My Blogs

Unlocking Python Generators: The Power of the yield Keyword

When working with Python, you’ll often encounter situations where you need to loop over data—sometimes small, sometimes enormous. If you've ever run out of memory trying to process a large file or stream of data, then it's time to meet one of Python’s most powerful tools: generators.

In this blog post, we’ll dive deep into Python generators and the yield keyword. We’ll look at what they are, how they work, and why they’re essential when working with large or infinite datasets. We’ll also compare them to other iteration techniques like list comprehensions and generator expressions, so you’ll know exactly when and why to use them.

What Are Generators?

Generators are a special kind of iterator in Python. You can think of them as lazy iterators—they don’t compute all their values upfront. Instead, they generate values one at a time, only as needed.

This contrasts with lists, which compute and store all their items in memory immediately. While that works fine for small collections, it becomes inefficient—or even impossible—when dealing with large data sets or infinite sequences.

Regular Functions vs Generator Functions

Regular Function:

def get_numbers():
    return [1, 2, 3]

This function returns the entire list [1, 2, 3] immediately. All values are stored in memory.

Generator Function:

def generate_numbers():
    yield 1
    yield 2
    yield 3

This function doesn’t return the values immediately. Instead, it yields one value at a time.

for number in generate_numbers():
    print(number)

Output:

1
2
3

How yield Works

The yield keyword is what makes a function a generator. It pauses the function’s state and saves the execution context so it can resume from the same place later.

  1. The generator function is called, but no code runs yet—it returns a generator object.
  2. The first value is generated when next() is called (explicitly or via a loop).
  3. The function runs until it hits yield, then returns the value.
  4. The function’s state is saved.
  5. The next time next() is called, execution resumes after the last yield.
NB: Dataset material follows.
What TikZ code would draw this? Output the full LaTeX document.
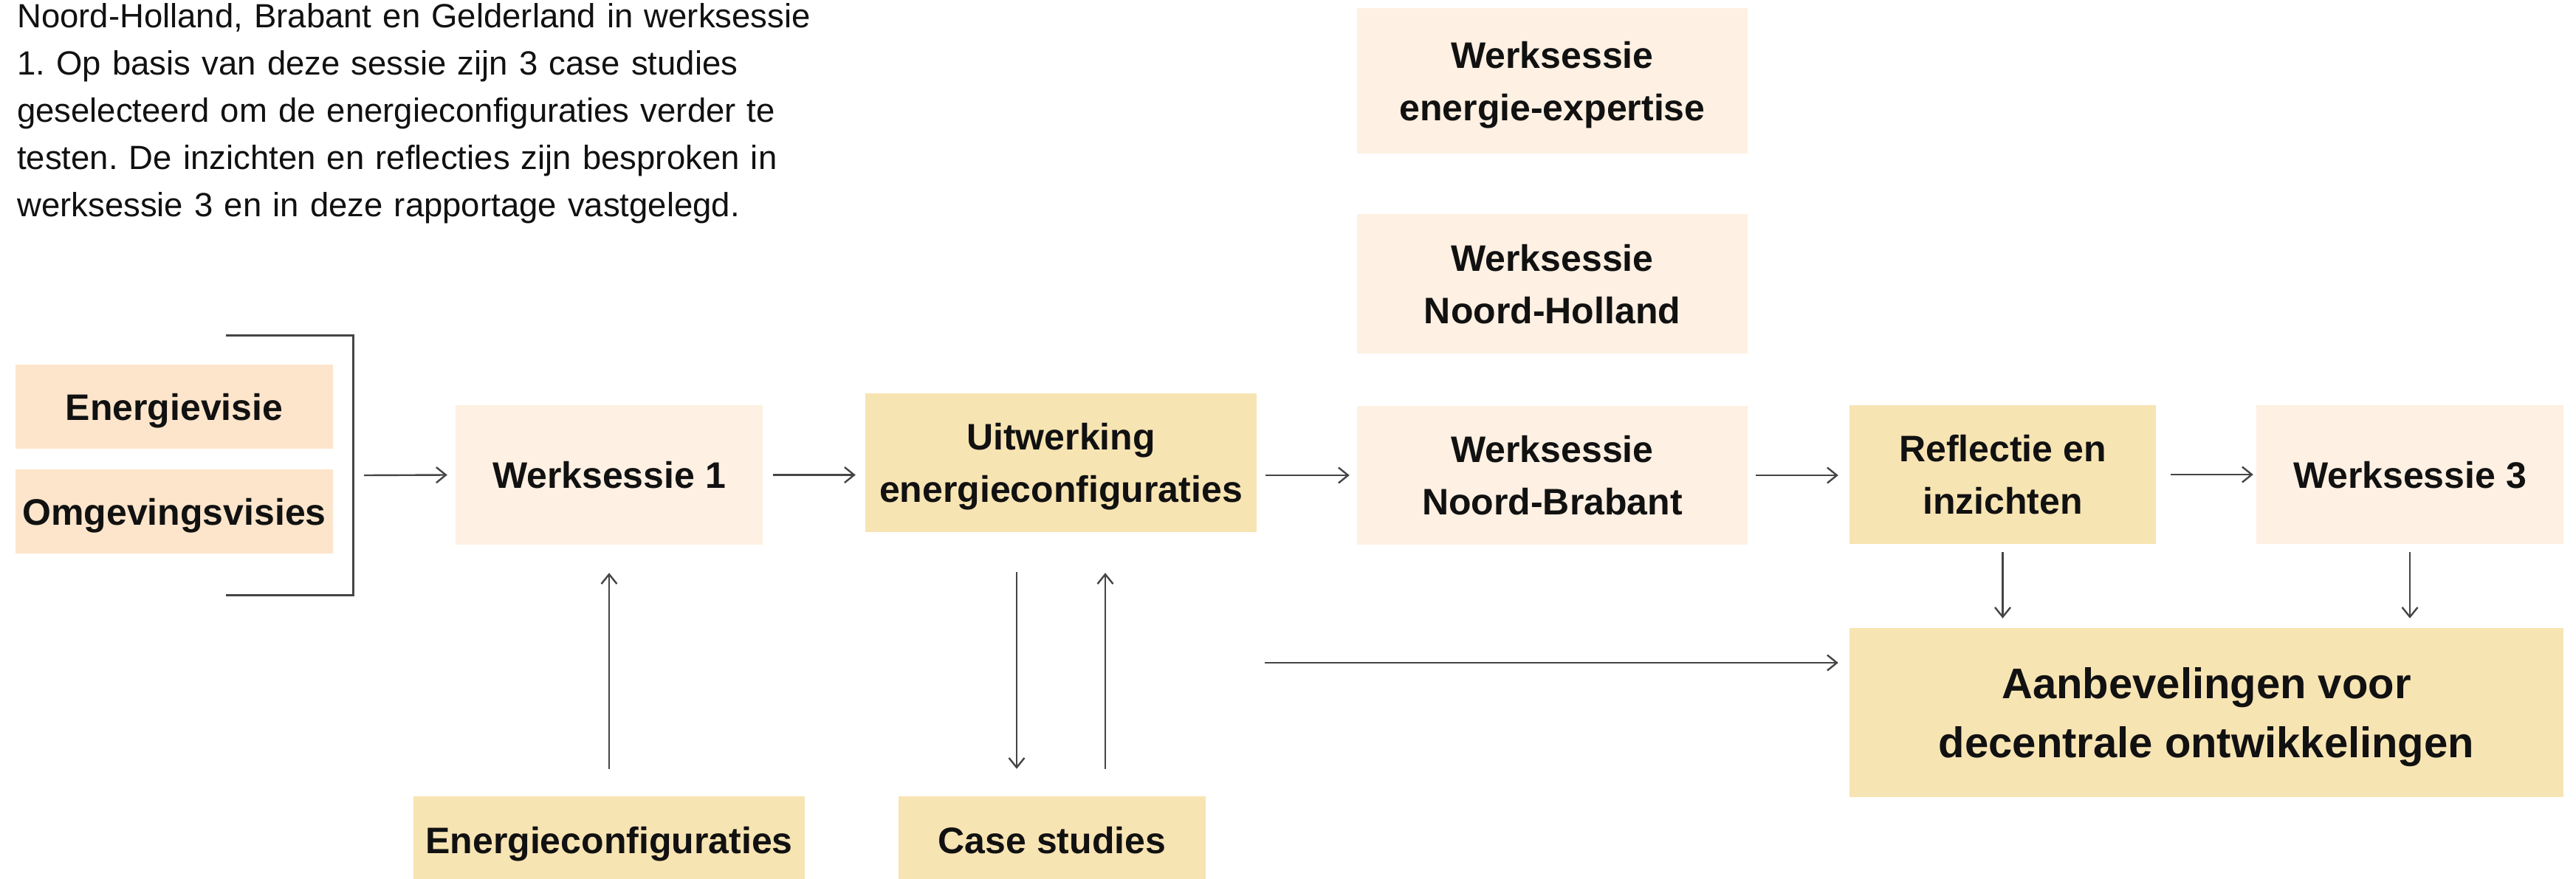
\documentclass[tikz,border=0pt]{standalone}
\usepackage{fontspec}
\setmainfont{Liberation Sans}
\usetikzlibrary{arrows.meta}
\definecolor{peach}{HTML}{FDE5CB}
\definecolor{cream}{HTML}{FEF0E2}
\definecolor{sand}{HTML}{F7E4B3}
\definecolor{ink}{HTML}{454545}
\definecolor{txt}{HTML}{111111}
\frenchspacing
\begin{document}
\begin{tikzpicture}[x=1pt,y=-1pt,
  box/.style={rectangle, inner sep=0pt, draw=none, align=center, text=txt,
    font=\fontsize{50}{71}\selectfont\bfseries, text depth=0pt},
  bigbox/.style={box, font=\fontsize{58}{80}\selectfont\bfseries},
  arr/.style={draw=ink, line width=2.4pt, -{Straight Barb[length=13pt,width=21pt,line width=2.4pt]}},
  brk/.style={draw=ink, line width=3pt}
]
\useasboundingbox (0,0) rectangle (3489,1191);

% paragraph
\node[anchor=base west, inner sep=0pt, text width=1300pt, align=left, text=txt,
  font=\fontsize{45.5}{64}\selectfont\frenchspacing] (para) at (23,37)
  {Noord-Holland, Brabant en Gelderland in werksessie\\
   1. Op basis van deze sessie zijn 3 case studies\\
   geselecteerd om de energieconfiguraties verder te\\
   testen. De inzichten en reflecties zijn besproken in\\
   werksessie 3 en in deze rapportage vastgelegd.};

% boxes
\node[box, fill=peach, minimum width=430pt, minimum height=114pt] (ev) at (236,551) {Energievisie};
\node[box, fill=peach, minimum width=430pt, minimum height=114pt] (ov) at (236,693) {Omgevingsvisies};
\node[box, fill=cream, minimum width=416pt, minimum height=189pt] (w1) at (825,643.5) {Werksessie 1};
\node[box, fill=sand, minimum width=530pt, minimum height=188pt] (uit) at (1437,627) {Uitwerking\\energieconfiguraties};
\node[box, fill=cream, minimum width=529pt, minimum height=197pt] (wee) at (2102.5,109.5) {Werksessie\\energie-expertise};
\node[box, fill=cream, minimum width=529pt, minimum height=189pt] (wnh) at (2102.5,384.5) {Werksessie\\Noord-Holland};
\node[box, fill=cream, minimum width=529pt, minimum height=188pt] (wnb) at (2102.5,644) {Werksessie\\Noord-Brabant};
\node[box, fill=sand, minimum width=415pt, minimum height=188pt] (refl) at (2712.5,643) {Reflectie en\\inzichten};
\node[box, fill=cream, minimum width=416pt, minimum height=188pt] (w3) at (3264,643) {Werksessie 3};
\node[bigbox, fill=sand, minimum width=967pt, minimum height=229pt] (aanb) at (2988.5,965.5) {Aanbevelingen voor\\decentrale ontwikkelingen};
\node[box, fill=sand, minimum width=530pt, minimum height=118pt] (ec) at (825,1138) {Energieconfiguraties};
\node[box, fill=sand, minimum width=416pt, minimum height=118pt] (cs) at (1425,1138) {Case studies};

% bracket
\coordinate (bt) at (306,454);
\coordinate (bb) at (306,806);
\coordinate (bm) at (478,644);
\draw[brk] (bt) -- (bt -| bm) -- (bb -| bm) -- (bb);

% arrows
\draw[arr] ([xshift=15pt]bm) -- ([xshift=-11pt]w1.west);
\draw[arr] ([xshift=14pt]w1.east) -- ([xshift=-13pt]w1.east -| uit.west);
\draw[arr] ([xshift=12pt]uit.east |- wnb.west) -- ([xshift=-10pt]wnb.west);
\draw[arr] ([xshift=11pt]wnb.east) -- ([xshift=-15pt]wnb.east -| refl.west);
\draw[arr] ([xshift=20pt]refl.east) -- ([xshift=-4pt]w3.west);
\draw[arr] ([yshift=-11pt]refl.south) -- ([yshift=13pt]refl.south |- aanb.north);
\draw[arr] ([yshift=-11pt]w3.south) -- ([yshift=13pt]w3.south |- aanb.north);
\coordinate (ls) at (1713,898);
\draw[arr] (ls) -- ([xshift=-15pt]ls -| aanb.west);
\draw[arr] ([xshift=-60pt,yshift=-54pt]uit.south) -- ([xshift=-60pt,yshift=37pt]uit.south |- cs.north);
\draw[arr] ([xshift=60pt,yshift=37pt]uit.south |- cs.north) -- ([xshift=60pt,yshift=-55pt]uit.south);
\draw[arr] ([yshift=37pt]ec.north) -- ([yshift=-38pt]w1.south);
\end{tikzpicture}
\end{document}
Memory Efficiency with Generators

Imagine you want to process the first million numbers. Using a list:

numbers = [i for i in range(1_000_000)]

This creates and stores all 1,000,000 numbers in memory.

Using a generator:

def number_generator():
    for i in range(1_000_000):
        yield i

This only yields one number at a time, keeping memory usage minimal.

Real-World Use Cases

1. Reading Large Files

def read_large_file(file_path):
    with open(file_path, 'r') as file:
        for line in file:
            yield line
for line in read_large_file('big_data.txt'):
    process(line)

2. Streaming Data

def stream_data(api):
    while True:
        data = api.get_next()
        if data is None:
            break
        yield data

3. Infinite Sequences

def infinite_counter():
    i = 0
    while True:
        yield i
        i += 1
for num in infinite_counter():
    print(num)
    if num > 10:
        break

Generator Expressions vs List Comprehensions

List Comprehension:

squares = [x * x for x in range(10)]

Generator Expression:

squares = (x * x for x in range(10))
for square in squares:
    print(square)

When to Use What?

Technique Memory Efficient Lazy Evaluation Use Case
List Small datasets, random access
List Comprehension Concise logic, small to medium datasets
Generator Function Large/infinite sequences, streaming, pipelines
Generator Expression Inline generation, simple one-liners

Final Thoughts

Generators are one of Python's most powerful and elegant features, allowing you to handle data in a way that's efficient, scalable, and often more readable. With just a bit of understanding of how yield works, you can start writing cleaner and more memory-friendly code.

So next time you're about to create a huge list or read a massive file, stop and ask yourself: Can I turn this into a generator? Chances are, you can—and you’ll be better off for it.

Happy coding, and may your memory never run out!